▶ _DATA SHOWN_:
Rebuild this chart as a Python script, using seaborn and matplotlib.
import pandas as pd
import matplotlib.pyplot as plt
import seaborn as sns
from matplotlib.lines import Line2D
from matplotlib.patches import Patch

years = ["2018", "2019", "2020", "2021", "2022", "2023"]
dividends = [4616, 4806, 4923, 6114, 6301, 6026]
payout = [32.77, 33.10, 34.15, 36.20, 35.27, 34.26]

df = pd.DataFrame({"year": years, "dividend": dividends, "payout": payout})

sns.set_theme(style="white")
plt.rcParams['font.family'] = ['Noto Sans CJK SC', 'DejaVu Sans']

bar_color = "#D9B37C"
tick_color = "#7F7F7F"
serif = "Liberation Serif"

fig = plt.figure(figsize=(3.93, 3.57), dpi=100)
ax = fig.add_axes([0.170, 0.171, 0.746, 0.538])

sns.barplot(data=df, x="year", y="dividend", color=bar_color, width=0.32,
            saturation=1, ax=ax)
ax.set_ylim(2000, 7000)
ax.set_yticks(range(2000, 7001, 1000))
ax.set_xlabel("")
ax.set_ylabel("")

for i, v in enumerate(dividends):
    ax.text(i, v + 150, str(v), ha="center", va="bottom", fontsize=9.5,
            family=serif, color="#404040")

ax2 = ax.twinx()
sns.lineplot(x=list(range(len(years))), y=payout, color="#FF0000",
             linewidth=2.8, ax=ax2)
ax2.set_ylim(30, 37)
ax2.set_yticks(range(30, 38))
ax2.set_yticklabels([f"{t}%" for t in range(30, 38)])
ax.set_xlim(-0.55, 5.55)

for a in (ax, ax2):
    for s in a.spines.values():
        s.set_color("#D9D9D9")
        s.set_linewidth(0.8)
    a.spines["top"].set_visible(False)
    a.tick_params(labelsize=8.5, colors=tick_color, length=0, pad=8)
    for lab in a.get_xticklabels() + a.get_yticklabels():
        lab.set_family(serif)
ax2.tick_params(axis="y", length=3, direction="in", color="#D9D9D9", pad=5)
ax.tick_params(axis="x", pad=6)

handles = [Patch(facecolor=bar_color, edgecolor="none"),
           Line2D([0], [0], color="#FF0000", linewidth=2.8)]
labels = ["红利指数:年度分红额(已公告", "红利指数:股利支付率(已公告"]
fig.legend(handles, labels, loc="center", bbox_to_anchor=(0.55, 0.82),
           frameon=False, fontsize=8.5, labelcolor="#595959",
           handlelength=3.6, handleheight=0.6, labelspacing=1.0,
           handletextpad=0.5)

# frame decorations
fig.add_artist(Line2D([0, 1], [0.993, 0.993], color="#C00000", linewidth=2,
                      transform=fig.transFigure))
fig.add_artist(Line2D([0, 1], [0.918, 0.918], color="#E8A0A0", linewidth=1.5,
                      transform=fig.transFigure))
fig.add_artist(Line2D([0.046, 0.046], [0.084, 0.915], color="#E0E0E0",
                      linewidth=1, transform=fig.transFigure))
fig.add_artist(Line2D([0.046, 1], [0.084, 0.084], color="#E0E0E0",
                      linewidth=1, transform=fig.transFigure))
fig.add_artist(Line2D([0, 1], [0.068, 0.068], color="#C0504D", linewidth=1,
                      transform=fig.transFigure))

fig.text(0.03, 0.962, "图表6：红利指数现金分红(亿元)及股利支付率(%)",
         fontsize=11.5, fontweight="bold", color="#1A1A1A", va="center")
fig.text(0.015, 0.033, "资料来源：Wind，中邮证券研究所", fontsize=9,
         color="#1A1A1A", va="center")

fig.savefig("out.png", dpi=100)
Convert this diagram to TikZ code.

▶ _WHAT TO WORK ON_:
Say how many lines include the word "seaborn"; reply with the number alone.

▶ _RESPONSE FOR THIS EXERCISE_:
2